Author: Francine Puckly
Publisher: Simonand Schuster
ISBN: 978-1-5072-1569-2

As you work through the book’s writing prompts that accompany each of its 367 words, you’ll learn to make them a part of your everyday vocabulary,” Francine Puckly writes in the introduction of her book, The Word-A-Day Vocabulary Workbook: Sound Smarter, Write Better–One Day at a Time!

This two-hundred-and-eighty-eight-page hardbound targets those who want to improve their vocabulary, both in writing and speaking. After a table of contents and introduction, it contains three-hundred-and-sixty-seven words and ends with the author’s biography.

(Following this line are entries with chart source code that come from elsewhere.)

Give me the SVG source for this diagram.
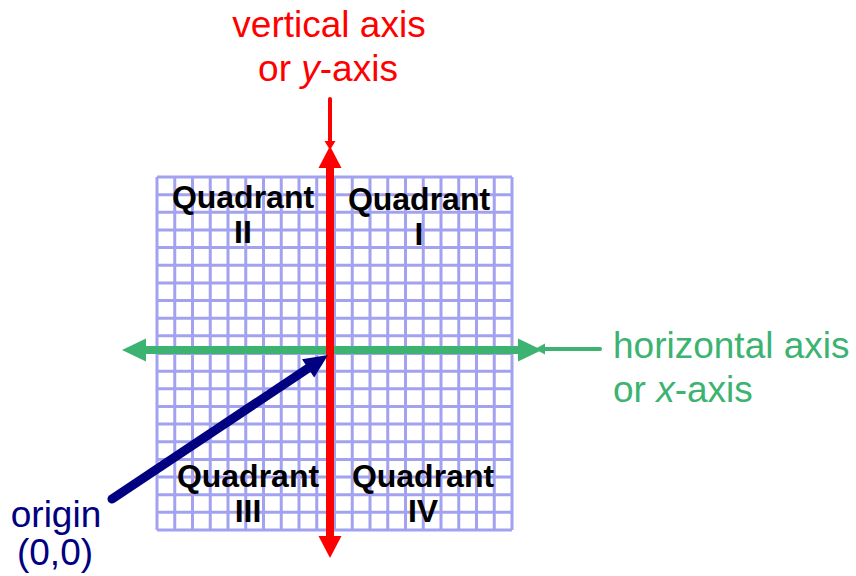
<svg xmlns="http://www.w3.org/2000/svg" width="856" height="576" viewBox="0 0 856 576">
<style>
.lbl{font-family:"Liberation Sans",Arial,sans-serif;font-size:37px}
.q{font-family:"Liberation Sans",Arial,sans-serif;font-size:32px;font-weight:bold;fill:#000;text-anchor:middle}
.grid line{stroke:#a2a2f0;stroke-width:3}
.red{fill:#ff0000}
.green{fill:#3cb371}
.navy{fill:#000080}
</style>
<g id="grid" class="grid">
<line x1="157" y1="177" x2="157" y2="530"/><line x1="174.75" y1="177" x2="174.75" y2="530"/><line x1="192.5" y1="177" x2="192.5" y2="530"/><line x1="210.25" y1="177" x2="210.25" y2="530"/><line x1="228" y1="177" x2="228" y2="530"/><line x1="245.75" y1="177" x2="245.75" y2="530"/><line x1="263.5" y1="177" x2="263.5" y2="530"/><line x1="281.25" y1="177" x2="281.25" y2="530"/><line x1="299" y1="177" x2="299" y2="530"/><line x1="316.75" y1="177" x2="316.75" y2="530"/><line x1="334.5" y1="177" x2="334.5" y2="530"/><line x1="352.25" y1="177" x2="352.25" y2="530"/><line x1="370" y1="177" x2="370" y2="530"/><line x1="387.75" y1="177" x2="387.75" y2="530"/><line x1="405.5" y1="177" x2="405.5" y2="530"/><line x1="423.25" y1="177" x2="423.25" y2="530"/><line x1="441" y1="177" x2="441" y2="530"/><line x1="458.75" y1="177" x2="458.75" y2="530"/><line x1="476.5" y1="177" x2="476.5" y2="530"/><line x1="494.25" y1="177" x2="494.25" y2="530"/><line x1="512" y1="177" x2="512" y2="530"/>
<line x1="157" y1="177" x2="512" y2="177"/><line x1="157" y1="194.65" x2="512" y2="194.65"/><line x1="157" y1="212.3" x2="512" y2="212.3"/><line x1="157" y1="229.95" x2="512" y2="229.95"/><line x1="157" y1="247.6" x2="512" y2="247.6"/><line x1="157" y1="265.25" x2="512" y2="265.25"/><line x1="157" y1="282.9" x2="512" y2="282.9"/><line x1="157" y1="300.55" x2="512" y2="300.55"/><line x1="157" y1="318.2" x2="512" y2="318.2"/><line x1="157" y1="335.85" x2="512" y2="335.85"/><line x1="157" y1="353.5" x2="512" y2="353.5"/><line x1="157" y1="371.15" x2="512" y2="371.15"/><line x1="157" y1="388.8" x2="512" y2="388.8"/><line x1="157" y1="406.45" x2="512" y2="406.45"/><line x1="157" y1="424.1" x2="512" y2="424.1"/><line x1="157" y1="441.75" x2="512" y2="441.75"/><line x1="157" y1="459.4" x2="512" y2="459.4"/><line x1="157" y1="477.05" x2="512" y2="477.05"/><line x1="157" y1="494.7" x2="512" y2="494.7"/><line x1="157" y1="512.35" x2="512" y2="512.35"/><line x1="157" y1="530" x2="512" y2="530"/>
</g>
<g id="quadrant-II"><text class="q" x="243" y="208">Quadrant</text><text class="q" x="243" y="243">II</text></g>
<g id="quadrant-I"><text class="q" x="419" y="210">Quadrant</text><text class="q" x="419" y="245">I</text></g>
<g id="quadrant-III"><text class="q" x="248" y="487">Quadrant</text><text class="q" x="248" y="522">III</text></g>
<g id="quadrant-IV"><text class="q" x="423" y="487">Quadrant</text><text class="q" x="423" y="522">IV</text></g>
<g id="connectors">
<g id="x-axis">
<line x1="144" y1="350" x2="520" y2="350" stroke="#3cb371" stroke-width="8"/>
<polygon class="green" points="122,350 146,338.5 146,361.5"/>
<polygon class="green" points="542,350 518,338.5 518,361.5"/>
</g>
<g id="y-axis">
<line x1="330" y1="166" x2="330" y2="539" stroke="#ff0000" stroke-width="8"/>
<polygon class="red" points="330,146 318.5,168 341.5,168"/>
<polygon class="red" points="330,558 318.5,536 341.5,536"/>
</g>
<g id="y-pointer">
<line x1="330" y1="99" x2="330" y2="143" stroke="#ff0000" stroke-width="4" stroke-linecap="round"/>
<polygon class="red" points="324.5,141 335.5,141 330,150"/>
</g>
<g id="x-pointer">
<line x1="600" y1="349" x2="543" y2="349" stroke="#3cb371" stroke-width="4" stroke-linecap="round"/>
<polygon class="green" points="545,343.5 545,354.5 535,349"/>
</g>
<g id="origin-pointer">
<line x1="112" y1="499" x2="310" y2="367" stroke="#000080" stroke-width="9" stroke-linecap="round"/>
<polygon class="navy" points="328,355 302,359.2 314.2,377.4"/>
</g>
</g>
<g id="label-y"><text class="lbl" fill="#ff0000" text-anchor="middle" x="329" y="37">vertical axis</text><text class="lbl" fill="#ff0000" text-anchor="middle" x="328" y="81">or <tspan font-style="italic">y</tspan>-axis</text></g>
<g id="label-x"><text class="lbl" fill="#3cb371" x="613" y="358">horizontal axis</text><text class="lbl" fill="#3cb371" x="613" y="402">or <tspan font-style="italic">x</tspan>-axis</text></g>
<g id="label-origin"><text class="lbl" fill="#000080" text-anchor="middle" x="56" y="527">origin</text><text class="lbl" fill="#000080" text-anchor="middle" x="55" y="565">(0,0)</text></g>
</svg>
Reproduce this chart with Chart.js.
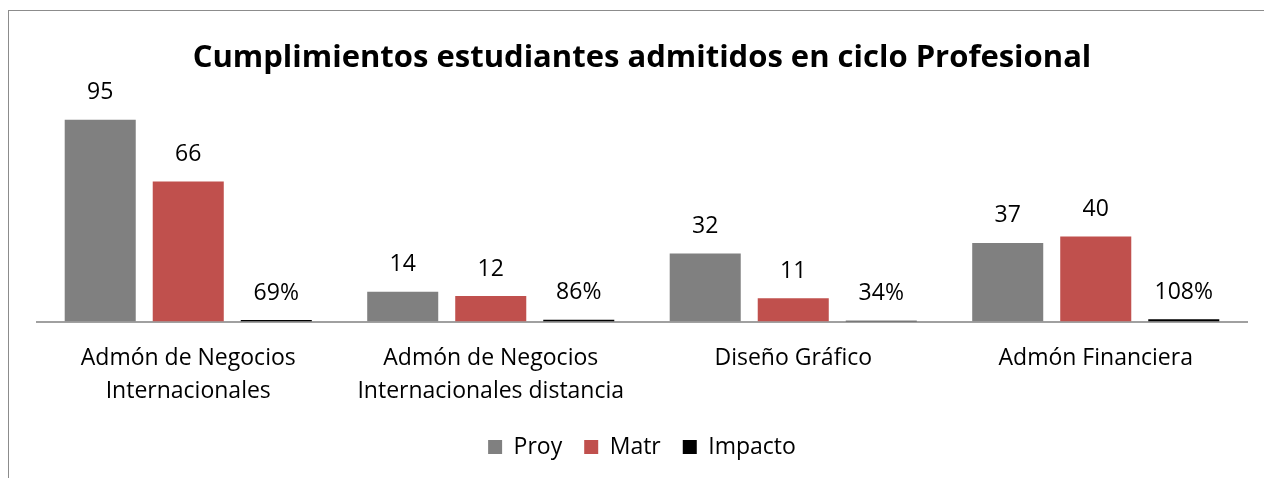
<!DOCTYPE html>
<html>
<head>
<meta charset="utf-8">
<script src="https://cdn.jsdelivr.net/npm/chart.js@4/dist/chart.umd.min.js"></script>
<style>
  html, body { margin: 0; padding: 0; background: #fff; }
  #wrap { width: 1264px; height: 478px; position: relative; }
</style>
</head>
<body>
<div id="wrap"><canvas id="grafico" width="1264" height="478"></canvas></div>
<script>
const categorias = [
    ['Admón de Negocios', 'Internacionales'],
    ['Admón de Negocios', 'Internacionales distancia'],
    'Diseño Gráfico',
    'Admón Financiera'
];
const proy = [95, 14, 32, 37];
const matr = [66, 12, 11, 40];
const impacto = [0.69, 0.86, 0.34, 1.08];

const fonte = "'Open Sans', 'Noto Sans', sans-serif";

// marco gris alrededor del grafico
const marco = {
    id: 'marco',
    beforeDraw(chart) {
        const ctx = chart.ctx;
        ctx.save();
        ctx.fillStyle = '#fff';
        ctx.fillRect(0, 0, chart.width, chart.height);
        ctx.strokeStyle = '#8c8c8c';
        ctx.lineWidth = 1;
        ctx.strokeRect(8.5, 10.5, 1300, 500);
        ctx.restore();
    }
};

// etiquetas encima de cada barra
const etiquetas = {
    id: 'etiquetas',
    afterDatasetsDraw(chart) {
        const ctx = chart.ctx;
        ctx.save();
        ctx.font = '23px ' + fonte;
        ctx.fillStyle = '#000';
        ctx.textAlign = 'center';
        ctx.textBaseline = 'middle';
        chart.data.datasets.forEach((ds, i) => {
            const meta = chart.getDatasetMeta(i);
            meta.data.forEach((barra, j) => {
                const v = ds.data[j];
                const texto = ds.label === 'Impacto' ? Math.round(v * 100) + '%' : String(v);
                ctx.fillText(texto, barra.x, barra.y - 27);
            });
        });
        ctx.restore();
    }
};

new Chart(document.getElementById('grafico'), {
    type: 'bar',
    data: {
        labels: categorias,
        datasets: [
            { label: 'Proy', data: proy, backgroundColor: '#808080' },
            { label: 'Matr', data: matr, backgroundColor: '#C0504D' },
            { label: 'Impacto', data: impacto, backgroundColor: '#000000' }
        ]
    },
    options: {
        responsive: false,
        animation: false,
        categoryPercentage: 0.873,
        barPercentage: 0.807,
        layout: { padding: { left: 37, right: 17, top: 0, bottom: 9.5 } },
        plugins: {
            title: {
                display: true,
                text: 'Cumplimientos estudiantes admitidos en ciclo Profesional',
                color: '#000',
                font: { family: fonte, size: 31, weight: 'bold' },
                padding: { top: 40, bottom: 32 }
            },
            legend: {
                position: 'bottom',
                labels: {
                    color: '#000',
                    font: { family: fonte, size: 23 },
                    boxWidth: 14,
                    boxHeight: 14,
                    padding: 22
                }
            },
            tooltip: { enabled: false }
        },
        scales: {
            x: {
                grid: { display: false, drawTicks: false },
                border: { display: true, color: '#a0a0a0', width: 2 },
                ticks: {
                    color: '#000',
                    font: { family: fonte, size: 23, lineHeight: '33px' },
                    padding: 20,
                    maxRotation: 0,
                    autoSkip: false
                },
                afterFit(scale) { scale.height -= 14; }
            },
            y: {
                display: false,
                min: 0,
                max: 100
            }
        }
    },
    plugins: [marco, etiquetas]
});
</script>
</body>
</html>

With a focus on making one smarter, this book can be used throughout the year as it has one word for each day. The words range from nouns, verbs, adjectives, and adverbs that help the reader write and speak better. With one to two words per page, each word is listed at the top with its pronunciation, word type, and listed definition. There are highlighted sections titled Example, Trivia, and Make It Stick with several lines to fill in the blank and practice writing. Some of the random words include frangible, kismet, rote, quahog, dregs, gibe, fugacious, foofaraw, aficionado, jostle, nomenclature, hobgoblin, gibber, logy, trumpery, regurgitate, phlegmatic, moil, wizened, zeitgeist, venal, and anfractuous.

It is good to learn words and what they mean. I like the eclectic collection of them, although many of them I have already heard and used. Including the trivia about where the word originated or its history is interesting.

One word I enjoyed was philter, a noun that means a magical love potion and comes from the late 1500s during the frenzy of witch-hunting.

Those who do not like to improve their vocabulary will find no interest in this book. Some may not want to fill in the journal that makes it a workbook. Others may know too many of the words already, but there are some unique ones added.

I wish an alphabetical index were added so one could look up a word and go to the page to find out what it means.

If you don’t want to be befuddled when writing or speaking, this workbook will get any yabbering flibbertigibbet out of a quandary with newfound repartees that are gleaned from its contents.

Thanks to Bookpleasures and Simon & Schuster for this complimentary book that I am under no obligation to review.